With Independence Day approaching, nearly 40 federal whistleblowers sent a powerful message to elected officials today: Honor our nation by protecting the modern day Paul Reveres through passage of the re-introduced Whistleblower Protection Enhancement Act (WPEA).

The letter, addressed to President Obama and Congress, is signed by national heroes such as Federal Air Marshal Robert MacLean, Marine Corps whistleblower Franz Gayl and climate change czar Jim Hansen. The piece contends:

We urge a Fourth of July patriotic resolution: Move the Whistleblower Protection Enhancement Act promptly upon your return from the recess. Equally significant, do not weaken last year’s good government legislation. The reform mandate must pass intact, or be strengthened to justify the delays. There will be no credit for past promises if you do not act now. This issue is a weathervane of your commitment to responsibly reduce the debt. America needs your leadership to stop wasting our nation’s best resource against waste.

The letter rightfully points out that the clock is ticking, and we are at the six-month anniversary of the WPEA’s blockage from passage by one anonymous Senator in the 11th hour of the 110th Congress. With each month’s delay, an average 16 whistleblowers lose their cases at the administrative hearing level. Further, each month as the debate over the Debt Ceiling bill draws out, we leave the most effective safeguard of taxpayer dollars unequipped to safely disclose wasteful spending. The letter captures this costly paradox:

For half a year, you have not delivered the whistleblower and taxpayer protection reform you promised. Meanwhile federal spending continues at extreme levels without adequate oversight. Billions of unaccountable taxpayer dollars are being blown as a result of federal employees being reluctant to report fraud, waste, and abuse. You tell the public that you wish to prevent our federal government’s historically excessive waste — but without the testimony of eyewitness officials out in the field and in the cubicles the government’s investigators and enforcers are lame. Right now, exposing extensive waste or those abusing power in the high in the chain of command is a ludicrous risk.

Federal whistleblowers should not have to weigh the cost of putting their nation’s wellbeing before their own and that of their family when debating disclosing government waste, fraud and abuse. According to the signers, however, the culture of silence within the federal government persists:

The cat’s out of the bag among federal officials: “Don’t be a hero — turn a blind-eye so you can collect another paycheck to support the family.”

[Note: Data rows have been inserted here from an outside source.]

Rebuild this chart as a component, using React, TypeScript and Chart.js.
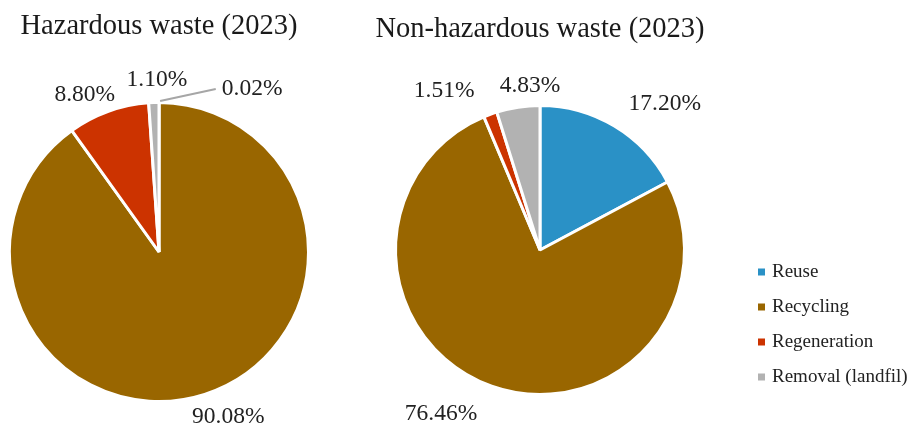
import React, { useEffect, useRef } from "react";
import { Chart, registerables } from "chart.js";

Chart.register(...registerables);

const categories = ["Reuse", "Recycling", "Regeneration", "Removal (landfil)"];
const hazardousValues = [0.02, 90.08, 8.8, 1.1];
const nonHazardousValues = [17.2, 76.46, 1.51, 4.83];
const chartTitles = ["Hazardous waste (2023)", "Non-hazardous waste (2023)"];
const sliceColors = ["#2A91C6", "#996600", "#CC3300", "#B2B2B2"];

const W = 914;
const H = 427;
const SERIF = '"Liberation Serif", "Times New Roman", serif';
const BORDER = 3;

type DecorCfg = {
  title: string;
  titleY: number;
  nudges: [number, number][];
  leaderIndex: number;
  legend: boolean;
};

function makeDecor(cfg: DecorCfg) {
  return {
    id: "pieDecor",
    afterDraw(chart: any) {
      const ctx: CanvasRenderingContext2D = chart.ctx;
      const meta = chart.getDatasetMeta(0);
      const values: number[] = chart.data.datasets[0].data;
      const cx = (chart.chartArea.left + chart.chartArea.right) / 2;
      ctx.save();
      // title
      ctx.fillStyle = "#1a1a1a";
      ctx.font = `28.5px ${SERIF}`;
      ctx.textAlign = "center";
      ctx.textBaseline = "alphabetic";
      ctx.fillText(cfg.title, cx, cfg.titleY);

      // labels
      const fs = 23.5;
      ctx.font = `${fs}px ${SERIF}`;
      ctx.textBaseline = "middle";
      meta.data.forEach((arc: any, i: number) => {
        const r = arc.outerRadius - BORDER / 2;
        const mid = (arc.startAngle + arc.endAngle) / 2;
        const ux = Math.cos(mid);
        const uy = Math.sin(mid);
        const text = values[i].toFixed(2) + "%";
        const tw = ctx.measureText(text).width;
        const hw = tw / 2;
        const hh = fs * 0.34;
        const d = 6;
        const off = hw * Math.abs(ux) + hh * Math.abs(uy);
        const [nx, ny] = cfg.nudges[i] || [0, 0];
        const tx = arc.x + (r + d) * ux + off * ux + nx;
        const ty = arc.y + (r + d) * uy + off * uy + ny;
        if (i === cfg.leaderIndex) {
          ctx.strokeStyle = "#A6A6A6";
          ctx.lineWidth = 2;
          ctx.beginPath();
          ctx.moveTo(arc.x + (r + 2) * ux + 1, arc.y + (r + 2) * uy - 1);
          ctx.lineTo(tx - hw - 6, ty + 0.5);
          ctx.stroke();
        }
        ctx.fillStyle = "#222";
        ctx.textAlign = "center";
        ctx.fillText(text, tx, ty);
      });

      // legend
      if (cfg.legend) {
        const lx = 758;
        const ly0 = 272;
        const step = 35;
        ctx.font = `19px ${SERIF}`;
        ctx.textAlign = "left";
        ctx.textBaseline = "middle";
        chart.data.labels.forEach((lab: string, i: number) => {
          const y = ly0 + i * step;
          ctx.fillStyle = (chart.data.datasets[0].backgroundColor as string[])[i];
          ctx.fillRect(lx, y - 3.5, 7, 7);
          ctx.fillStyle = "#222";
          ctx.fillText(lab, lx + 14, y + 0.5);
        });
      }
      ctx.restore();
    },
  };
}

function makeChart(
  canvas: HTMLCanvasElement,
  values: number[],
  center: [number, number],
  radius: number,
  cfg: DecorCfg
) {
  const [cx, cy] = center;
  const padLeft = Math.max(0, 2 * cx - W);
  const padRight = Math.max(0, W - 2 * cx);
  const padTop = Math.max(0, 2 * cy - H);
  const padBottom = Math.max(0, H - 2 * cy);
  return new Chart(canvas, {
    type: "pie",
    data: {
      labels: categories,
      datasets: [
        {
          data: values,
          backgroundColor: sliceColors,
          borderColor: "#ffffff",
          borderWidth: BORDER,
          radius: radius + BORDER / 2,
        } as any,
      ],
    },
    options: {
      animation: false,
      responsive: false,
      devicePixelRatio: 1,
      events: [],
      layout: {
        padding: { left: padLeft, right: padRight, top: padTop, bottom: padBottom },
      },
      plugins: {
        legend: { display: false },
        title: { display: false },
        tooltip: { enabled: false },
      },
    },
    plugins: [makeDecor(cfg)],
  });
}

export default function App() {
  const ref1 = useRef<HTMLCanvasElement>(null);
  const ref2 = useRef<HTMLCanvasElement>(null);

  useEffect(() => {
    if (!ref1.current || !ref2.current) return;
    const c1 = makeChart(ref1.current, hazardousValues, [159, 252], 148, {
      title: chartTitles[0],
      titleY: 34,
      nudges: [
        [93, -1.5],
        [16.5, 0],
        [-16, 4.5],
        [3.5, -9.5],
      ],
      leaderIndex: 0,
      legend: false,
    });
    const c2 = makeChart(ref2.current, nonHazardousValues, [540, 250], 143, {
      title: chartTitles[1],
      titleY: 37,
      nudges: [
        [35, 3.5],
        [-42.5, 5],
        [-38.5, -2],
        [14.5, -5],
      ],
      leaderIndex: -1,
      legend: true,
    });
    return () => {
      c1.destroy();
      c2.destroy();
    };
  }, []);

  return (
    <div
      style={{
        position: "fixed",
        left: 0,
        top: 0,
        width: W,
        height: H,
        background: "#ffffff",
        overflow: "hidden",
      }}
    >
      <canvas
        ref={ref1}
        width={W}
        height={H}
        style={{ position: "absolute", left: 0, top: 0, width: W, height: H }}
      />
      <canvas
        ref={ref2}
        width={W}
        height={H}
        style={{ position: "absolute", left: 0, top: 0, width: W, height: H }}
      />
    </div>
  );
}
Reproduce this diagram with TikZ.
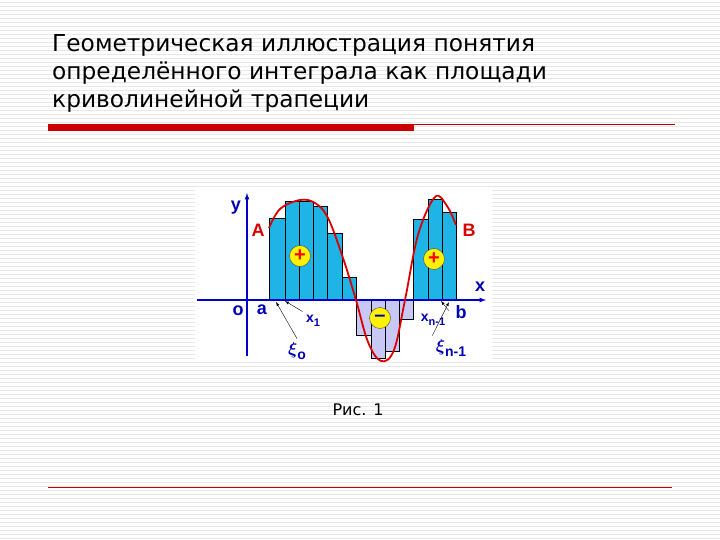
\documentclass[tikz,border=0pt]{standalone}
\usepackage{amsmath}
\usepackage{fontspec}
\setmainfont{DejaVu Sans}
\newfontfamily\lab{Liberation Sans}
\definecolor{barc}{RGB}{30,180,230}
\definecolor{negc}{RGB}{200,200,245}
\definecolor{slred}{RGB}{204,0,0}
\newcommand{\fs}[1]{\fontsize{#1}{#1}\selectfont}
\begin{document}
\begin{tikzpicture}[x=1pt,y=-1pt,
  posbar/.style={fill=barc, draw=black, line width=0.4pt},
  negbar/.style={fill=negc, draw=black, line width=0.4pt},
  sign/.style={circle, fill=yellow, draw=black!70, minimum size=21pt, inner sep=0pt, font=\lab\bfseries\fs{20}},
  bl/.style={text=blue!70!black, font=\lab\bfseries\fs{18}},
  rl/.style={text=red!85!black, font=\lab\bfseries\fs{18}},
  pt/.style={-latex, black, line width=0.4pt}]
\useasboundingbox (0,0) rectangle (720,540);
\fill[white] (0,0) rectangle (720,540);
\foreach \y in {2,6,...,538} \draw[gray!18, line width=0.5pt] (0,\y) -- (720,\y);
\node[anchor=north west, align=left, font=\fontsize{23.3}{28}\selectfont, inner sep=0pt] (title) at (52,34)
 {Геометрическая иллюстрация понятия\\определённого интеграла как площади\\криволинейной трапеции};
\fill[slred] (48,124) rectangle (414,131);
\draw[slred, line width=0.8pt] (414,124) -- (675,124);
\draw[slred, line width=0.8pt] (48,487) -- (672,487);
\fill[white] (195,190) rectangle (492,362);
% bars
\draw[posbar] (269,300) rectangle (285,218.3);
\draw[posbar] (285,300) rectangle (299,201.7);
\draw[posbar] (299,300) rectangle (312.7,201.7);
\draw[posbar] (312.7,300) rectangle (327.3,206.7);
\draw[posbar] (327.3,300) rectangle (341.7,233.3);
\draw[posbar] (341.7,300) rectangle (356,276.7);
\draw[negbar] (356,300) rectangle (370.7,335);
\draw[negbar] (370.7,300) rectangle (385,357.7);
\draw[negbar] (385,300) rectangle (399,351);
\draw[negbar] (399,300) rectangle (413.3,319);
\draw[posbar] (413.3,300) rectangle (427.7,219);
\draw[posbar] (427.7,300) rectangle (441.7,199);
\draw[posbar] (441.7,300) rectangle (456,212.3);
% axes
\draw[blue!80!black, line width=1.2pt, -latex] (197,300) -- (486,300);
\draw[blue!80!black, line width=1.2pt, -latex] (247,356) -- (247,193);
% curve
\draw[red!85!black, line width=1.8pt] plot[smooth, tension=0.6] coordinates {(269,228) (280,209) (300,200) (315,203) (328,218) (343,258) (356,300) (368,342) (381,361) (394,350) (405,300) (418,235) (435,197) (447,206) (456,225)};
\node[sign, text=red] (p1) at (300,256) {+};
\node[sign, text=red] (p2) at (434,259) {+};
\node[sign, text=blue!70!black] (m1) at (380,318) {–};
\node[bl] (ly) at (236,208) {y};
\node[rl] (lA) at (258,230) {A};
\node[rl] (lB) at (469,230) {B};
\node[bl] (lx) at (480,287) {x};
\node[bl] (lo) at (238,311) {o};
\node[bl] (la) at (262,310) {a};
\node[bl] (lb) at (461,312) {b};
\node[bl, font=\lab\bfseries\fs{14}] (lx1) at (313,321) {x\raisebox{-0.6ex}{\fs{11}1}};
\node[bl, font=\lab\bfseries\fs{14}] (lxn) at (433,320) {x\raisebox{-0.6ex}{\fs{11}n-1}};
\node[bl, font=\lab\bfseries\fs{18}] (lxi0) at (297,351) {$\boldsymbol\xi$\raisebox{-0.6ex}{\fs{14}o}};
\node[bl, font=\lab\bfseries\fs{18}] (lxin) at (451,348) {$\boldsymbol\xi$\raisebox{-0.6ex}{\fs{14}n-1}};
\coordinate (t1) at (285,301);
\coordinate (t0) at (276,302);
\coordinate (tn) at (441,301);
\coordinate (tx) at (449,302);
\draw[pt] (lx1.north west) -- (t1);
\draw[pt] (lxi0.north) -- (t0);
\draw[pt] (lxn.north east) -- (tn);
\draw[pt] (lxin.north west) -- (tx);
\node[font=\fontsize{16}{18}\selectfont] (cap) at (358,410) {Рис. 1};
\end{tikzpicture}
\end{document}
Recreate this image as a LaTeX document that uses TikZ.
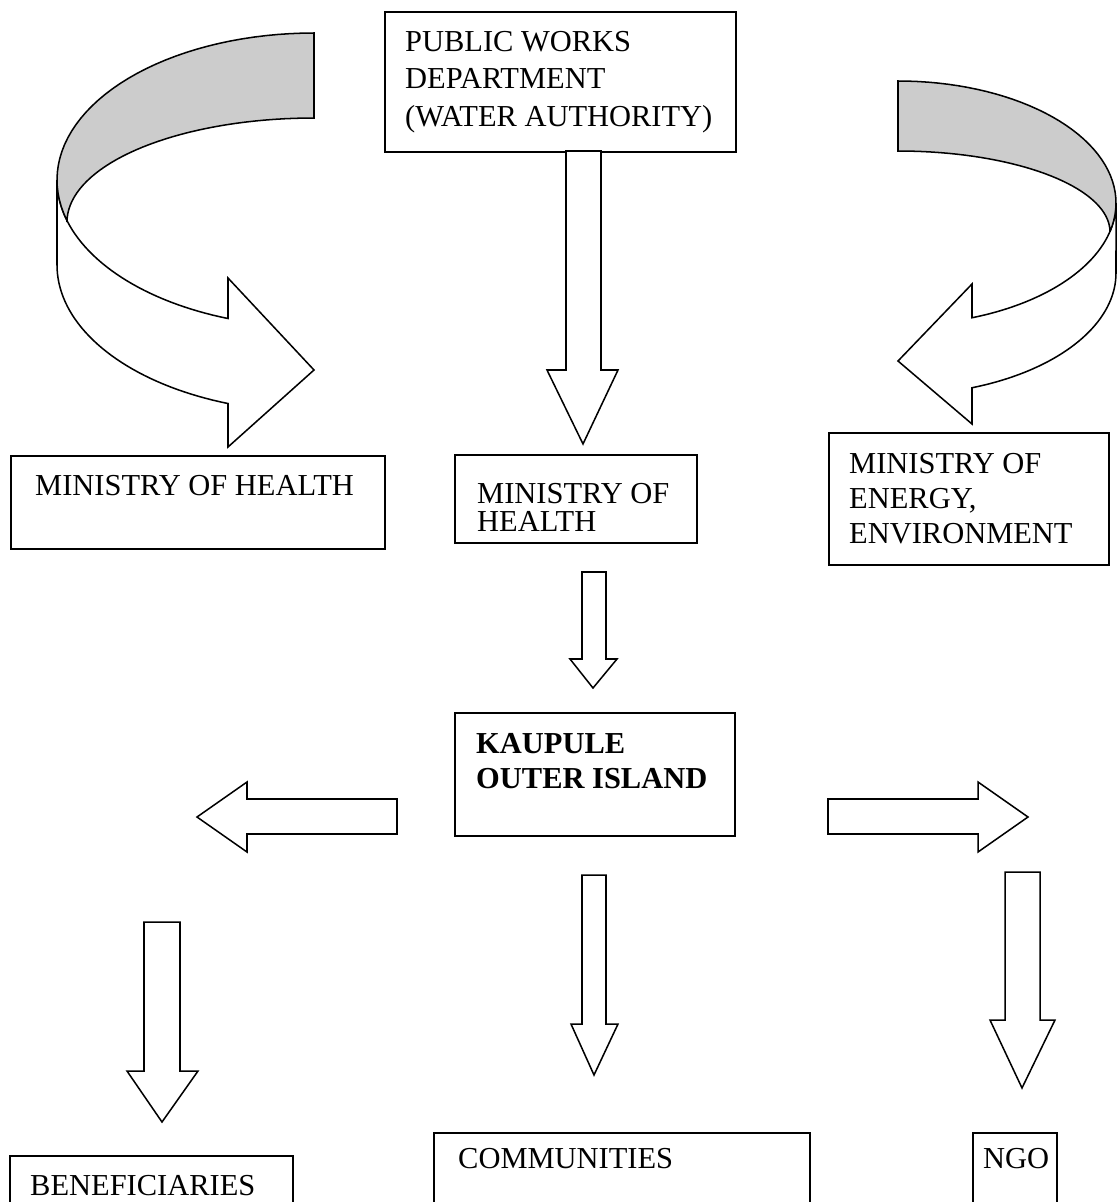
\documentclass[tikz,border=0pt]{standalone}
\usepackage{fontspec}
\setmainfont{Liberation Serif}

\begin{document}
\begin{tikzpicture}[
    x=0.03cm, y=-0.03cm,
    box/.style={rectangle, draw, line width=1.3pt, inner sep=0pt, anchor=north west},
    boxtext/.style={anchor=north west, inner sep=0pt, align=left, font=\fontsize{26}{30}\selectfont},
    fat/.style={draw, fill=white, line width=1.3pt},
    band/.style={fat, fill=gray!40}
]
    \useasboundingbox (0,0) rectangle (1117,1202);
    \clip (0,0) rectangle (1117,1202);

    % Boxes
    \node[box, minimum width=10.53cm, minimum height=4.2cm] (pwd) at (384,11) {};
    \node[boxtext, font=\fontsize{26}{32}\selectfont] (pwd_text) at ([shift={(21,20)}]pwd.north west) {PUBLIC WORKS\\DEPARTMENT\\(WATER AUTHORITY)};

    \node[box, minimum width=11.22cm, minimum height=2.79cm] (health_left) at (10,455) {};
    \node[boxtext] (health_left_text) at ([shift={(25,20)}]health_left.north west) {MINISTRY OF HEALTH};

    \node[box, minimum width=7.26cm, minimum height=2.64cm] (health) at (454,454) {};
    \node[boxtext, font=\fontsize{26}{24}\selectfont] (health_text) at ([shift={(23,29)}]health.north west) {MINISTRY OF\\HEALTH};

    \node[box, minimum width=8.4cm, minimum height=3.96cm] (energy) at (828,432) {};
    \node[boxtext] (energy_text) at ([shift={(21,21)}]energy.north west) {MINISTRY OF\\ENERGY,\\ENVIRONMENT};

    \node[box, minimum width=8.4cm, minimum height=3.69cm] (kaupule) at (454,712) {};
    \node[boxtext] (kaupule_text) at ([shift={(22,21)}]kaupule.north west) {\textbf{KAUPULE}\\\textbf{OUTER ISLAND}};

    \node[box, minimum width=8.49cm, minimum height=2.1cm] (benef) at (9,1155) {};
    \node[boxtext] (benef_text) at ([shift={(21,20)}]benef.north west) {BENEFICIARIES};

    \node[box, minimum width=11.28cm, minimum height=2.49cm] (comm) at (433,1132) {};
    \node[boxtext] (comm_text) at ([shift={(25,16)}]comm.north west) {COMMUNITIES};

    \node[box, minimum width=2.52cm, minimum height=2.49cm] (ngo) at (972,1132) {};
    \node[boxtext] (ngo_text) at ([shift={(11,16)}]ngo.north west) {NGO};

    % Curved arrow on the left
    \draw[fat] plot[domain=180:250.45, samples=40] ({314+257*cos(\x)}, {180-147*sin(\x)})
        -- (228,278) -- (314,370) -- (228,447)
        -- plot[domain=250.45:180, samples=40] ({314+257*cos(\x)}, {265-147*sin(\x)}) -- cycle;
    \draw[band] plot[domain=90:196, samples=40] ({314+257*cos(\x)}, {180-147*sin(\x)})
        -- plot[domain=180:90, samples=40] ({314+247*cos(\x)}, {222-104*sin(\x)}) -- cycle;

    % Curved arrow on the right
    \draw[fat] plot[domain=0:-70.16, samples=40] ({898+218*cos(\x)}, {203-122*sin(\x)})
        -- (972,284) -- (898,361) -- (972,424)
        -- plot[domain=-70.16:0, samples=40] ({898+218*cos(\x)}, {273-122*sin(\x)}) -- cycle;
    \draw[band] plot[domain=90:-13.5, samples=40] ({898+218*cos(\x)}, {203-122*sin(\x)})
        -- plot[domain=0:90, samples=40] ({898+212*cos(\x)}, {232-81*sin(\x)}) -- cycle;

    % Straight arrows
    \draw[fat] (566,151) -- (566,370) -- (547,370) -- (583,444) -- (618,370) -- (601,370) -- (601,151) -- cycle;
    \draw[fat] (582,572) -- (582,659) -- (570,659) -- (593,688) -- (617,659) -- (606,659) -- (606,572) -- cycle;
    \draw[fat] (397,799) -- (247,799) -- (247,782) -- (197,817) -- (247,852) -- (247,834) -- (397,834) -- cycle;
    \draw[fat] (828,799) -- (978,799) -- (978,782) -- (1028,817) -- (978,852) -- (978,834) -- (828,834) -- cycle;
    \draw[fat] (144,922) -- (144,1071) -- (127,1071) -- (162,1122) -- (198,1071) -- (180,1071) -- (180,922) -- cycle;
    \draw[fat] (582,875) -- (582,1024) -- (571,1024) -- (594,1075) -- (618,1024) -- (606,1024) -- (606,875) -- cycle;
    \draw[fat] (1005,872) -- (1005,1020) -- (990,1020) -- (1022,1088) -- (1055,1020) -- (1040,1020) -- (1040,872) -- cycle;
\end{tikzpicture}
\end{document}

These courageous truth-tellers are the eyes and ears to abuses of power that betray the public trust. Through the exposure of a billion dollar domestic surveillance program, to helping prevent nuclear power plant meltdowns, to warning about contaminated food before it hits our children’s plates … by protecting the whistleblower we protect our nation’s integrity.

Regardless of this well known truth, federal workers have rights far weaker than those congress has passed for corporate workers since 2002. The whistleblowers, having run the legal gauntlet first-hand, attest to this disparity:

Federal whistleblowers need normal access to court, including reviews by the regional circuit courts and jury trials, the same as provided to private sector employees in every one of ten corporate whistleblower laws passed since 2002. Those protecting the taxpayers should not have second class due process rights, compared to those protecting the shareholders.

To describe the treatment of our federal whistleblowers as shameful is an understatement. The letter pulls no punches, from its citation of the unprecedented prosecution of federal whistleblowers, to the embarrassing track record at the Merit Systems Protection Board, it warns that under current law, taxpayer dollars will continue to go down the drain:

For half a year, you have allowed potentially billions of tax dollars to be wasted because all federal workers know they cannot speak up without engaging in professional suicide. The Whistleblower Protection Act of 1989 no longer works.

However, they refuse to be victims and fall through the cracks of a broken system. Each signatory on this letter has been a pioneer of change, and they have collectively challenged their representatives to follow suit, by uniting in passage of the WPEA. Fortunately for Congress, passage of this legislation will enhance their political capital, and should not be delayed further.